▶ What is asked: For this exercise, output only the lines between the "Write a Python" line and the "0.626, 0.613, 0.601]" line, both of them included, and skip all pictures.
>> start Extracted data
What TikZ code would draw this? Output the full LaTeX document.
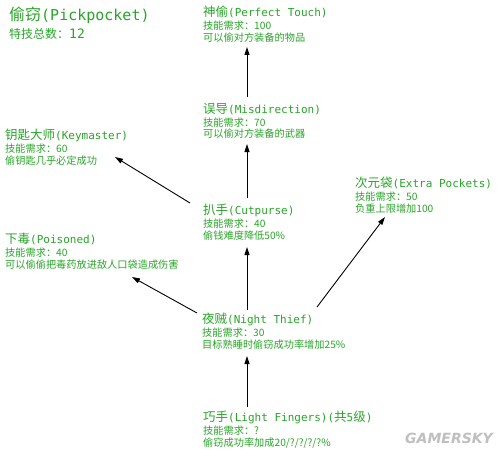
\documentclass[tikz,border=0pt]{standalone}
\usepackage{fontspec}
\setmainfont{DejaVu Sans Mono}
\newfontfamily\cjk{Noto Sans CJK SC}
\newfontfamily\wmfont{DejaVu Sans}
\usetikzlibrary{arrows.meta}
\definecolor{skillgreen}{RGB}{40,165,40}
\newcommand\cj[1]{{\cjk\fontsize{12.5}{13}\selectfont #1}}
\newcommand\lt[1]{{\rmfamily\fontsize{11}{13}\selectfont #1}}
\tikzset{
  skill/.style={anchor=north west, inner sep=0pt, align=left, text=skillgreen,
    font=\cjk\fontsize{10.2}{11.8}\selectfont},
  arr/.style={draw=black, line width=0.9pt, -{Triangle[length=8pt,width=5pt]}}
}
\begin{document}
\begin{tikzpicture}[x=1pt,y=-1pt]
\fill[white] (0,0) rectangle (500,452);
% title
\node[skill, font=\cjk\fontsize{12}{17}\selectfont] (title) at (9,7)
  {{\cjk\fontsize{16}{17}\selectfont 偷窃}{\rmfamily\fontsize{15}{17}\selectfont(Pickpocket)}\\[1pt]
   特技总数：{\rmfamily\fontsize{13}{17}\selectfont 12}};
% skills
\node[skill] (perfect) at (203,6)
  {\cj{神偷}\lt{(Perfect Touch)}\\[1pt] 技能需求：100\\ 可以偷对方装备的物品};
\node[skill] (misdir) at (203,103)
  {\cj{误导}\lt{(Misdirection)}\\[1pt] 技能需求：70\\ 可以偷对方装备的武器};
\node[skill] (keymaster) at (5,129)
  {\cj{钥匙大师}\lt{(Keymaster)}\\[1pt] 技能需求：60\\ 偷钥匙几乎必定成功};
\node[skill] (cutpurse) at (203,204)
  {\cj{扒手}\lt{(Cutpurse)}\\[1pt] 技能需求：40\\ 偷钱难度降低50\%};
\node[skill] (extra) at (355,177)
  {\cj{次元袋}\lt{(Extra Pockets)}\\[1pt] 技能需求：50\\ 负重上限增加100};
\node[skill] (poisoned) at (5,233)
  {\cj{下毒}\lt{(Poisoned)}\\[1pt] 技能需求：40\\ 可以偷偷把毒药放进敌人口袋造成伤害};
\node[skill] (night) at (202,313)
  {\cj{夜贼}\lt{(Night Thief)}\\[1pt] 技能需求：30\\ 目标熟睡时偷窃成功率增加25\%};
\node[skill] (light) at (203,411)
  {\cj{巧手}\lt{(Light Fingers)(}\cj{共}\lt{5}\cj{级}\lt{)}\\[1pt] 技能需求：?\\ 偷窃成功率加成20/?/?/?/?\%};
% watermark
\node[anchor=west, inner sep=0pt, text=black!25, font=\wmfont\bfseries\itshape\fontsize{14}{14}\selectfont] (wm) at (405,438) {GAMERSKY};
% connectors
\draw[arr] ([xshift=44pt,yshift=6pt]misdir.north west) -- ([xshift=44pt,yshift=-41pt]perfect.north west);
\draw[arr] ([xshift=44pt,yshift=6pt]cutpurse.north west) -- ([xshift=44pt,yshift=-41pt]misdir.north west);
\draw[arr] ([xshift=45pt,yshift=3pt]night.north west) -- ([xshift=44pt,yshift=-43pt]cutpurse.north west);
\draw[arr] ([xshift=44pt,yshift=4pt]light.north west) -- ([xshift=45pt,yshift=-43pt]night.north west);
\draw[arr] ([xshift=-13pt,yshift=1pt]cutpurse.north west) -- ([xshift=110pt,yshift=-28pt]keymaster.north west);
\draw[arr] ([xshift=-5pt,yshift=0pt]night.north west) -- ([xshift=127pt,yshift=-44pt]poisoned.north west);
\draw[arr] ([xshift=115pt,yshift=6pt]night.north west) -- ([xshift=30pt,yshift=-40pt]extra.north west);
\end{tikzpicture}
\end{document}
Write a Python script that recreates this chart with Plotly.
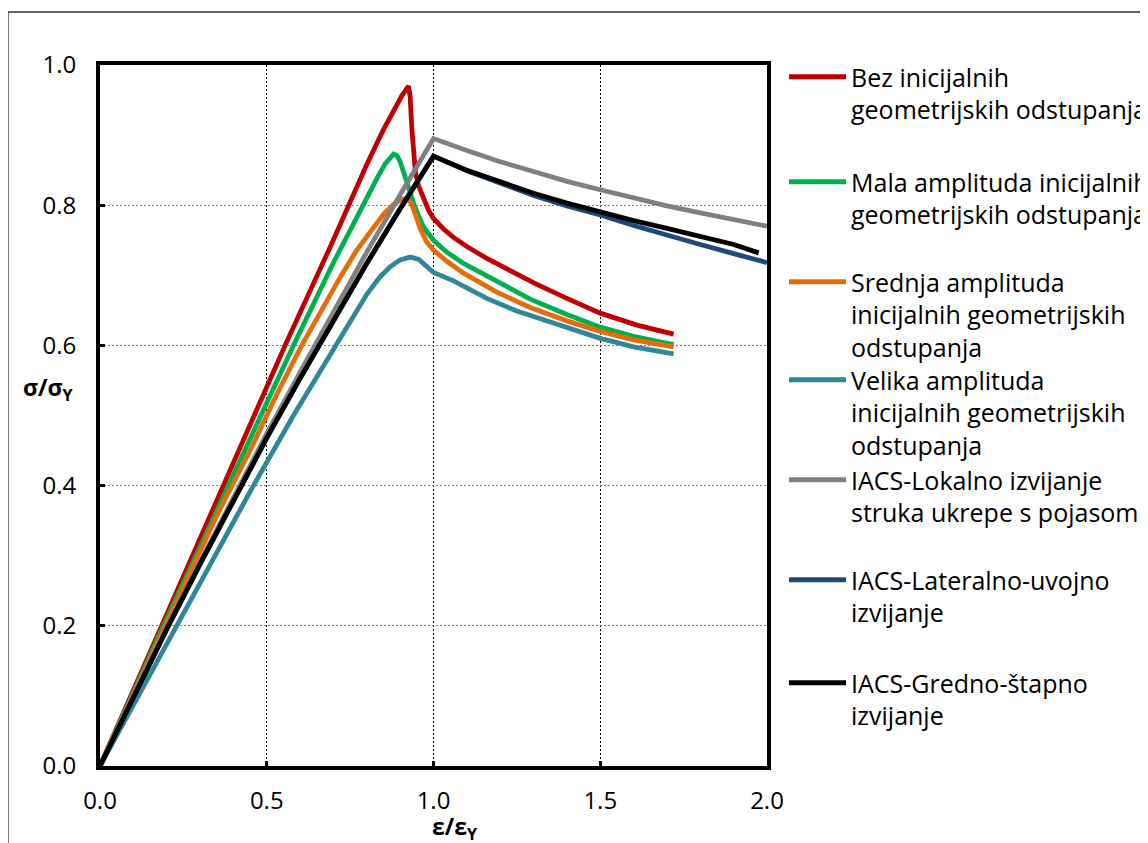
import plotly.graph_objects as go

# ---------------- data ----------------
x_bez = [0, 0.20, 0.42, 0.555, 0.69, 0.747, 0.80, 0.85, 0.88, 0.905, 0.925, 0.930, 0.935, 0.940,
         0.946, 0.955, 0.97, 0.985, 1.0, 1.03, 1.06, 1.10, 1.16, 1.22, 1.31, 1.40, 1.50, 1.61, 1.72]
y_bez = [0, 0.215, 0.451, 0.60, 0.740, 0.802, 0.858, 0.908, 0.936, 0.956, 0.970, 0.955, 0.91, 0.87,
         0.846, 0.828, 0.808, 0.793, 0.781, 0.766, 0.754, 0.741, 0.724, 0.709, 0.687, 0.667, 0.646, 0.629, 0.616]

x_mala = [0, 0.19, 0.435, 0.58, 0.70, 0.76, 0.80, 0.83, 0.855, 0.87, 0.88, 0.89, 0.90, 0.912, 0.925,
          0.94, 0.955, 0.97, 1.0, 1.04, 1.09, 1.20, 1.29, 1.40, 1.50, 1.60, 1.72]
y_mala = [0, 0.20, 0.451, 0.60, 0.718, 0.775, 0.812, 0.838, 0.859, 0.869, 0.873, 0.871, 0.862, 0.845, 0.825,
          0.803, 0.785, 0.769, 0.750, 0.733, 0.717, 0.689, 0.666, 0.644, 0.626, 0.613, 0.601]

x_srednja = [0, 0.20, 0.35, 0.455, 0.53, 0.605, 0.66, 0.72, 0.77, 0.81, 0.85, 0.88, 0.90, 0.918,
             0.932, 0.945, 0.96, 0.979, 1.0, 1.04, 1.09, 1.19, 1.29, 1.40, 1.50, 1.60, 1.72]
y_srednja = [0, 0.205, 0.357, 0.455, 0.530, 0.600, 0.648, 0.697, 0.736, 0.763, 0.787, 0.801, 0.807, 0.810,
             0.804, 0.788, 0.767, 0.748, 0.736, 0.720, 0.703, 0.676, 0.654, 0.635, 0.620, 0.608, 0.598]

x_velika = [0, 0.23, 0.46, 0.58, 0.705, 0.76, 0.80, 0.84, 0.87, 0.90, 0.93, 0.955, 0.98, 1.0,
            1.06, 1.16, 1.25, 1.36, 1.50, 1.60, 1.72]
y_velika = [0, 0.20, 0.40, 0.50, 0.60, 0.643, 0.673, 0.698, 0.712, 0.722, 0.726, 0.723, 0.713, 0.704,
            0.692, 0.667, 0.649, 0.632, 0.610, 0.598, 0.588]

x_lok = [0, 0.1, 0.2, 0.3, 0.4, 0.5, 0.6, 0.7, 0.8, 0.9, 1.0,
         1.1, 1.2, 1.3, 1.4, 1.5, 1.6, 1.7, 1.8, 1.9, 2.0]
y_lok = [0, 0.099, 0.196, 0.291, 0.383, 0.474, 0.562, 0.649, 0.733, 0.815, 0.895,
         0.878, 0.862, 0.848, 0.834, 0.822, 0.810, 0.799, 0.789, 0.779, 0.770]

x_lat = [0, 0.1, 0.2, 0.3, 0.4, 0.5, 0.6, 0.7, 0.8, 0.9, 1.0,
         1.1, 1.2, 1.3, 1.4, 1.5, 1.6, 1.7, 1.8, 1.9, 2.0]
y_lat = [0, 0.099, 0.195, 0.288, 0.379, 0.468, 0.553, 0.636, 0.717, 0.795, 0.870,
         0.849, 0.831, 0.814, 0.799, 0.786, 0.771, 0.757, 0.744, 0.731, 0.718]

x_gred = [0, 0.1, 0.2, 0.3, 0.4, 0.5, 0.6, 0.7, 0.8, 0.9, 1.0,
          1.1, 1.2, 1.3, 1.4, 1.5, 1.6, 1.7, 1.8, 1.9, 1.975]
y_gred = [0, 0.099, 0.195, 0.288, 0.379, 0.468, 0.553, 0.636, 0.717, 0.795, 0.870,
          0.850, 0.833, 0.817, 0.803, 0.790, 0.778, 0.767, 0.756, 0.744, 0.732]

names = [
    "Bez inicijalnih<br>geometrijskih odstupanja",
    "Mala amplituda inicijalnih<br>geometrijskih odstupanja",
    "Srednja amplituda<br>inicijalnih geometrijskih<br>odstupanja",
    "Velika amplituda<br>inicijalnih geometrijskih<br>odstupanja",
    "IACS-Lokalno izvijanje<br>struka ukrepe s pojasom",
    "IACS-Lateralno-uvojno<br>izvijanje",
    "IACS-Gredno-štapno<br>izvijanje",
]
colors = ["#C00000", "#00B050", "#E46C0A", "#31859C", "#808080", "#1F497D", "#000000"]
x_ticks = [0.0, 0.5, 1.0, 1.5, 2.0]
y_ticks = [0.0, 0.2, 0.4, 0.6, 0.8, 1.0]

series = [(x_bez, y_bez), (x_mala, y_mala), (x_srednja, y_srednja), (x_velika, y_velika),
          (x_lok, y_lok), (x_lat, y_lat), (x_gred, y_gred)]

# ---------------- figure ----------------
W, H = 1148, 843
S = 8                       # page offset of the figure inside the browser window
L, R, T, B = 100, 767, 65, 766   # plot area in screen pixels
FONT = "Open Sans"

def px2x(px):
    return (px - L) / (R - L)

def px2y(py):
    return (B - py) / (B - T)

fig = go.Figure()
legend_line_centers = [78, 183, 283, 381, 481, 581, 684]
for i, ((xs, ys), nm, col) in enumerate(zip(series, names, colors)):
    lg = "legend" if i == 0 else f"legend{i+1}"
    fig.add_trace(go.Scatter(x=xs, y=ys, mode="lines", name=nm,
                             line=dict(color=col, width=4.8), legend=lg))

legend_layouts = {}
for i, c in enumerate(legend_line_centers):
    key = "legend" if i == 0 else f"legend{i+1}"
    legend_layouts[key] = dict(
        x=px2x(784), y=px2y(c - 24), xanchor="left", yanchor="top",
        bgcolor="rgba(0,0,0,0)", borderwidth=0,
        font=dict(family=FONT, size=25, color="black"),
        valign="top", itemwidth=57, tracegroupgap=0,
    )

fig.update_layout(
    width=W, height=H,
    margin=dict(l=L - S, r=W - (R - S), t=T - S, b=H - (B - S), autoexpand=False),
    paper_bgcolor="white", plot_bgcolor="white",
    showlegend=True,
    **legend_layouts,
)

fig.update_xaxes(
    range=[0, 2.0], tickvals=x_ticks, tickformat=".1f",
    showline=True, linecolor="black", linewidth=4, mirror=True,
    ticks="inside", ticklen=5, tickwidth=3, tickcolor="black",
    showgrid=True, gridcolor="black", gridwidth=1.3, griddash="2px,2px",
    zeroline=False, ticklabelstandoff=10,
    tickfont=dict(family=FONT, size=24, color="black"),
)
fig.update_yaxes(
    range=[0, 1.0], tickvals=y_ticks, tickformat=".1f",
    showline=True, linecolor="black", linewidth=4, mirror=True,
    ticks="inside", ticklen=5, tickwidth=3, tickcolor="black",
    showgrid=True, gridcolor="#7f7f7f", gridwidth=1.3, griddash="2px,2px",
    zeroline=False, ticklabelstandoff=15,
    tickfont=dict(family=FONT, size=24, color="black"),
)

# axis titles
fig.add_annotation(x=px2x(48), y=px2y(388), xref="paper", yref="paper",
                   xanchor="center", yanchor="middle",
                   text="<b>σ/σ<sub>Y</sub></b>", showarrow=False,
                   font=dict(family=FONT, size=23, color="black"))
fig.add_annotation(x=px2x(455), y=px2y(827), xref="paper", yref="paper",
                   xanchor="center", yanchor="middle",
                   text="<b>ε/ε<sub>Y</sub></b>", showarrow=False,
                   font=dict(family=FONT, size=23, color="black"))

# outer chart border
fig.add_shape(type="rect", xref="paper", yref="paper",
              x0=px2x(8), x1=px2x(1200), y0=px2y(900), y1=px2y(12),
              line=dict(color="#333333", width=1.3), fillcolor="rgba(0,0,0,0)", layer="below")

fig.write_html("out.html")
>> end Extracted data
▶ Response to the task:
Write a Python script that recreates this chart with Plotly.
import plotly.graph_objects as go

# ---------------- data ----------------
x_bez = [0, 0.20, 0.42, 0.555, 0.69, 0.747, 0.80, 0.85, 0.88, 0.905, 0.925, 0.930, 0.935, 0.940,
         0.946, 0.955, 0.97, 0.985, 1.0, 1.03, 1.06, 1.10, 1.16, 1.22, 1.31, 1.40, 1.50, 1.61, 1.72]
y_bez = [0, 0.215, 0.451, 0.60, 0.740, 0.802, 0.858, 0.908, 0.936, 0.956, 0.970, 0.955, 0.91, 0.87,
         0.846, 0.828, 0.808, 0.793, 0.781, 0.766, 0.754, 0.741, 0.724, 0.709, 0.687, 0.667, 0.646, 0.629, 0.616]

x_mala = [0, 0.19, 0.435, 0.58, 0.70, 0.76, 0.80, 0.83, 0.855, 0.87, 0.88, 0.89, 0.90, 0.912, 0.925,
          0.94, 0.955, 0.97, 1.0, 1.04, 1.09, 1.20, 1.29, 1.40, 1.50, 1.60, 1.72]
y_mala = [0, 0.20, 0.451, 0.60, 0.718, 0.775, 0.812, 0.838, 0.859, 0.869, 0.873, 0.871, 0.862, 0.845, 0.825,
          0.803, 0.785, 0.769, 0.750, 0.733, 0.717, 0.689, 0.666, 0.644, 0.626, 0.613, 0.601]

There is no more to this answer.